L’ancien maire de la ville de New York a donné un compte rendu mensonger des premières étapes de la pandémie, en affirmant que «personne ne savait» à quel point le virus était potentiellement dangereux. En fait, Trump avait reçu des informations détaillées début janvier sur le danger du coronavirus, et l’OMS avait qualifié l’épidémie de pandémie le 30 janvier.

La conversation s’est ensuite tournée vers le déploiement du vaccin, qui a été désastreux, le nombre total de vaccins n’ayant permis d’atteindre qu’une infime partie des objectifs fixés par le gouvernement fédéral l’année dernière. Lorsque la journaliste de MSNBC, Ruhle, a demandé à Bloomberg comment les ressources pour lutter contre la pandémie pourraient être distribuées équitablement si des entreprises privées contrôlaient le processus, Bloomberg est devenu beaucoup plus animé que lorsqu’il parlait d’une maladie qui a tué 2 millions de personnes. «Stéphanie, tu devrais comprendre que le capitalisme fonctionne vraiment», a-t-il déclaré. «Notre système de santé et d’hôpitaux est basé sur le capitalisme. Nous faisons payer, et les meilleurs hôpitaux reçoivent des dons, et ils améliorent leurs soins de santé – qu’y a-t-il de mal à avoir des experts qui savent comment distribuer les choses?»

La question a suscité une réponse si forte, car, en fait, la pandémie a démasqué tout le système capitaliste. À chaque étape, toute réponse rationnelle et scientifiquement fondée à la pandémie a été bloquée par l’impératif du profit.

Aujourd’hui, même après la mort de 450.000 personnes aux États-Unis, la classe dirigeante exige que les enseignants et les élèves retournent en classe alors même que la pandémie est entrée dans une nouvelle phase plus meurtrière, les variantes plus virulentes et mortelles du virus devenant plus dominantes. Mais la classe dirigeante ne s’en soucie guère tant que la valeur des actions à Wall Street continue d’augmenter. C’est pourquoi une telle opposition généralisée éclate maintenant parmi les enseignants et d’autres catégories de travailleurs et prend une orientation de plus en plus explicitement anticapitaliste.

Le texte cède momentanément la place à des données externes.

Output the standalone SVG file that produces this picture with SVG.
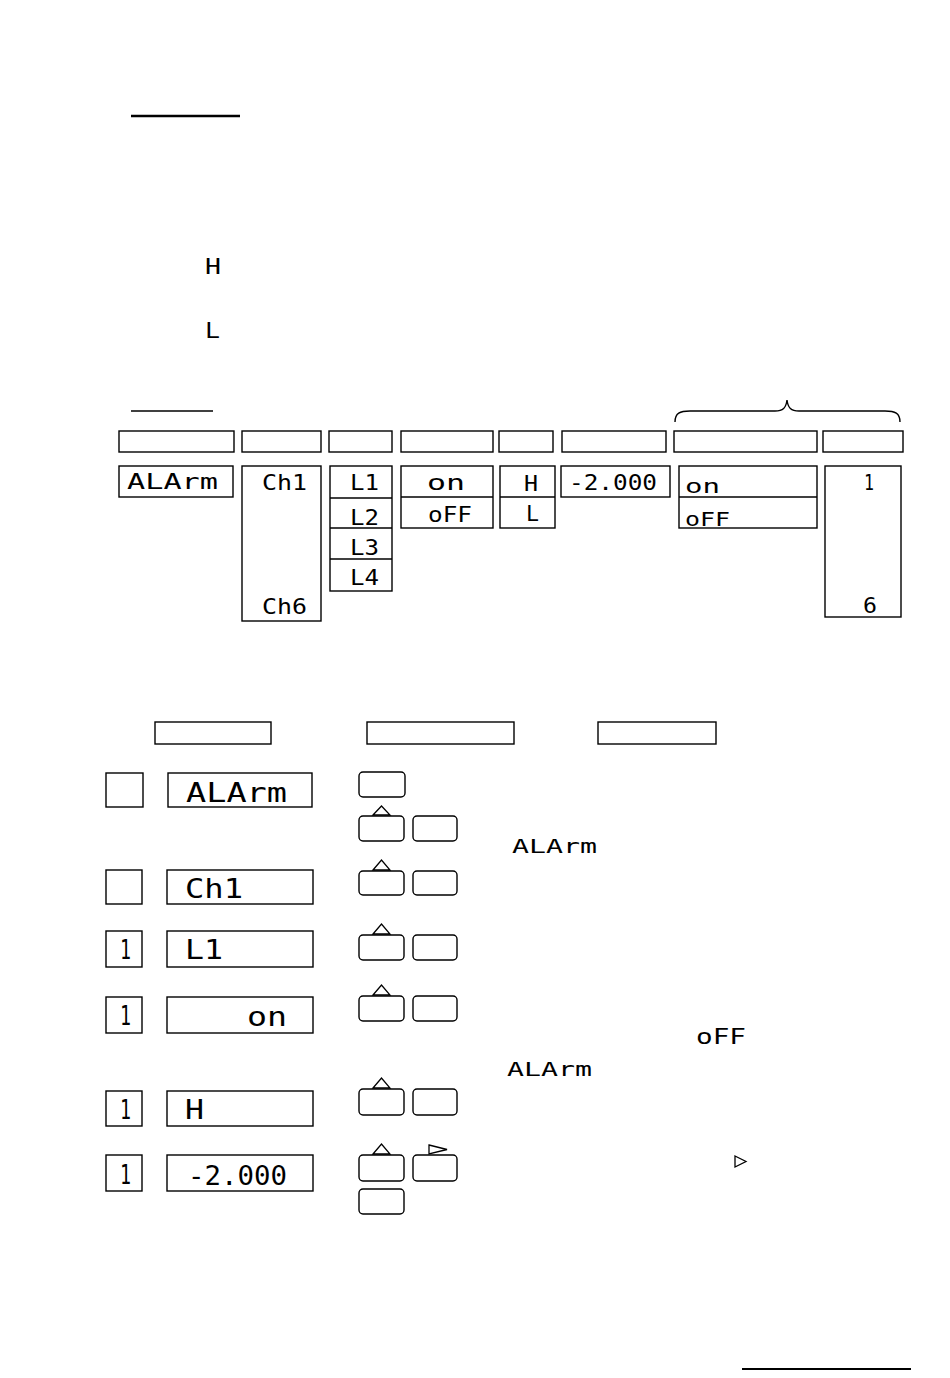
<svg xmlns="http://www.w3.org/2000/svg" width="950" height="1378" viewBox="0 0 950 1378">
<defs>
<style>
.bx{fill:none;stroke:#000;stroke-width:1.4}
.key{fill:none;stroke:#000;stroke-width:1.4}
.tri{fill:none;stroke:#000;stroke-width:1.3;stroke-linejoin:miter}
.ln{stroke:#000}
.seg{font-family:"DejaVu Sans Mono","Liberation Mono",monospace;fill:#000}
.s22{font-size:22px}
.s27{font-size:27px}
.s19{font-size:19px}
</style>
</defs>
<rect width="950" height="1378" fill="#fff"/>

<g id="headings">
<line class="ln" x1="131" y1="116" x2="240" y2="116" stroke-width="2.5"/>
<line class="ln" x1="131" y1="411" x2="213" y2="411" stroke-width="1.6"/>
<line class="ln" x1="742" y1="1369" x2="911" y2="1369" stroke-width="1.8"/>
<text class="seg s22" x="205" y="274" textLength="16" lengthAdjust="spacingAndGlyphs">H</text>
<text class="seg s22" x="205" y="338" textLength="15" lengthAdjust="spacingAndGlyphs">L</text>
</g>

<g id="connectors">
<path class="bx" d="M675,422 C675,413 680,411 690,411 L775,411 C783,411 786,408 787,400 C788,408 791,411 799,411 L885,411 C895,411 900,413 900,422"/>
</g>

<g id="header-row">
<rect class="bx" x="119" y="431" width="115" height="21"/>
<rect class="bx" x="242" y="431" width="79" height="21"/>
<rect class="bx" x="329" y="431" width="63" height="21"/>
<rect class="bx" x="401" y="431" width="92" height="21"/>
<rect class="bx" x="499" y="431" width="54" height="21"/>
<rect class="bx" x="562" y="431" width="104" height="21"/>
<rect class="bx" x="674" y="431" width="143" height="21"/>
<rect class="bx" x="823" y="431" width="80" height="21"/>
</g>

<g id="col-alarm">
<rect class="bx" x="119" y="466" width="114" height="31"/>
<text class="seg s22" x="127" y="489" textLength="91" lengthAdjust="spacingAndGlyphs">ALArm</text>
</g>
<g id="col-ch">
<rect class="bx" x="242" y="466" width="79" height="155"/>
<text class="seg s22" x="262" y="490" textLength="45" lengthAdjust="spacingAndGlyphs">Ch1</text>
<text class="seg s22" x="262" y="614" textLength="45" lengthAdjust="spacingAndGlyphs">Ch6</text>
</g>
<g id="col-level">
<rect class="bx" x="330" y="466" width="62" height="125"/>
<line class="ln" x1="330" y1="498" x2="392" y2="498" stroke-width="1.4"/>
<line class="ln" x1="330" y1="528" x2="392" y2="528" stroke-width="1.4"/>
<line class="ln" x1="330" y1="559" x2="392" y2="559" stroke-width="1.4"/>
<text class="seg s22" x="350" y="490" textLength="29" lengthAdjust="spacingAndGlyphs">L1</text>
<text class="seg s22" x="350" y="525" textLength="29" lengthAdjust="spacingAndGlyphs">L2</text>
<text class="seg s22" x="350" y="555" textLength="29" lengthAdjust="spacingAndGlyphs">L3</text>
<text class="seg s22" x="350" y="585" textLength="29" lengthAdjust="spacingAndGlyphs">L4</text>
</g>
<g id="col-onoff">
<rect class="bx" x="401" y="466" width="92" height="62"/>
<line class="ln" x1="401" y1="497" x2="493" y2="497" stroke-width="1.4"/>
<text class="seg s22" x="427" y="490" textLength="38" lengthAdjust="spacingAndGlyphs">on</text>
<text class="seg s22" x="428" y="522" textLength="44" lengthAdjust="spacingAndGlyphs">oFF</text>
</g>
<g id="col-hl">
<rect class="bx" x="500" y="466" width="55" height="62"/>
<line class="ln" x1="500" y1="497" x2="555" y2="497" stroke-width="1.4"/>
<text class="seg s22" x="524" y="491" textLength="14" lengthAdjust="spacingAndGlyphs">H</text>
<text class="seg s22" x="526" y="521" textLength="13" lengthAdjust="spacingAndGlyphs">L</text>
</g>
<g id="col-value">
<rect class="bx" x="561" y="466" width="109" height="31"/>
<text class="seg s22" x="569" y="490" textLength="88" lengthAdjust="spacingAndGlyphs">-2.000</text>
</g>
<g id="col-onoff2">
<rect class="bx" x="679" y="466" width="138" height="62"/>
<line class="ln" x1="679" y1="497" x2="817" y2="497" stroke-width="1.4"/>
<text class="seg s19" x="685" y="493" textLength="35" lengthAdjust="spacingAndGlyphs">on</text>
<text class="seg s19" x="685" y="526" textLength="45" lengthAdjust="spacingAndGlyphs">oFF</text>
</g>
<g id="col-num">
<rect class="bx" x="825" y="466" width="76" height="151"/>
<text class="seg s22" x="864" y="490" textLength="10" lengthAdjust="spacingAndGlyphs">1</text>
<text class="seg s22" x="863" y="613" textLength="14" lengthAdjust="spacingAndGlyphs">6</text>
</g>

<g id="lower-headers">
<rect class="bx" x="155" y="722" width="116" height="22"/>
<rect class="bx" x="367" y="722" width="147" height="22"/>
<rect class="bx" x="598" y="722" width="118" height="22"/>
</g>

<g id="step1">
<rect class="bx" x="106" y="773" width="37" height="34"/>
<rect class="bx" x="168" y="773" width="144" height="34"/>
<text class="seg s27" x="186" y="802" textLength="101" lengthAdjust="spacingAndGlyphs">ALArm</text>
<rect class="key" x="359" y="772" width="46" height="25" rx="4"/>
<polygon class="tri" points="373,815 381.5,806 390,815"/>
<rect class="key" x="359" y="816" width="45" height="25" rx="4"/>
<rect class="key" x="413" y="816" width="44" height="25" rx="4"/>
<text class="seg s19" x="512" y="853" textLength="85" lengthAdjust="spacingAndGlyphs">ALArm</text>
</g>

<g id="step2">
<rect class="bx" x="106" y="870" width="36" height="34"/>
<rect class="bx" x="167" y="870" width="146" height="34"/>
<text class="seg s27" x="185" y="898" textLength="58" lengthAdjust="spacingAndGlyphs">Ch1</text>
<polygon class="tri" points="373,870 381.5,860 390,870"/>
<rect class="key" x="359" y="871" width="45" height="24" rx="4"/>
<rect class="key" x="413" y="871" width="44" height="24" rx="4"/>
</g>

<g id="step3">
<rect class="bx" x="106" y="931" width="36" height="36"/>
<text class="seg s27" x="120" y="959" textLength="11" lengthAdjust="spacingAndGlyphs">1</text>
<rect class="bx" x="167" y="931" width="146" height="36"/>
<text class="seg s27" x="185" y="959" textLength="38" lengthAdjust="spacingAndGlyphs">L1</text>
<polygon class="tri" points="373,934 381.5,924 390,934"/>
<rect class="key" x="359" y="935" width="45" height="25" rx="4"/>
<rect class="key" x="413" y="935" width="44" height="25" rx="4"/>
</g>

<g id="step4">
<rect class="bx" x="106" y="997" width="36" height="36"/>
<text class="seg s27" x="120" y="1025" textLength="11" lengthAdjust="spacingAndGlyphs">1</text>
<rect class="bx" x="167" y="997" width="146" height="36"/>
<text class="seg s27" x="247" y="1026" textLength="40" lengthAdjust="spacingAndGlyphs">on</text>
<polygon class="tri" points="373,995 381.5,985 390,995"/>
<rect class="key" x="359" y="996" width="45" height="25" rx="4"/>
<rect class="key" x="413" y="996" width="44" height="25" rx="4"/>
<text class="seg s22" x="696" y="1044" textLength="50" lengthAdjust="spacingAndGlyphs">oFF</text>
<text class="seg s19" x="507" y="1076" textLength="85" lengthAdjust="spacingAndGlyphs">ALArm</text>
</g>

<g id="step5">
<rect class="bx" x="106" y="1091" width="36" height="35"/>
<text class="seg s27" x="120" y="1119" textLength="11" lengthAdjust="spacingAndGlyphs">1</text>
<rect class="bx" x="167" y="1091" width="146" height="35"/>
<text class="seg s27" x="185" y="1119" textLength="19" lengthAdjust="spacingAndGlyphs">H</text>
<polygon class="tri" points="373,1088 381.5,1078 390,1088"/>
<rect class="key" x="359" y="1089" width="45" height="26" rx="4"/>
<rect class="key" x="413" y="1089" width="44" height="26" rx="4"/>
</g>

<g id="step6">
<rect class="bx" x="106" y="1155" width="36" height="36"/>
<text class="seg s27" x="120" y="1184" textLength="11" lengthAdjust="spacingAndGlyphs">1</text>
<rect class="bx" x="167" y="1155" width="146" height="36"/>
<text class="seg s27" x="188" y="1185" textLength="99" lengthAdjust="spacingAndGlyphs">-2.000</text>
<polygon class="tri" points="373,1154 381.5,1144 390,1154"/>
<polygon class="tri" points="429,1145 447,1149.5 429,1154"/>
<rect class="key" x="359" y="1155" width="45" height="26" rx="4"/>
<rect class="key" x="413" y="1155" width="44" height="26" rx="4"/>
<rect class="key" x="359" y="1189" width="45" height="25" rx="4"/>
<polygon class="tri" points="735,1156 746,1161.5 735,1167"/>
</g>
</svg>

Bloomberg, en dépit de son indifférence crasse pour les «petites gens», est très sensible au danger qu’un mouvement socialiste se développe dans la classe ouvrière, et c’est qu’il a passé son temps à dénoncer durant sa campagne présidentielle. Cela démontre, en outre, que la raison invoquée par Trump pour justifier sa tentative de coup d’État, à savoir qu’il était la dernière ligne de défense contre le socialisme en Amérique, n’était pas un simple discours de fou. Il exprimait la crainte viscérale de la classe dominante: la montée d’une opposition révolutionnaire au sein de la classe ouvrière.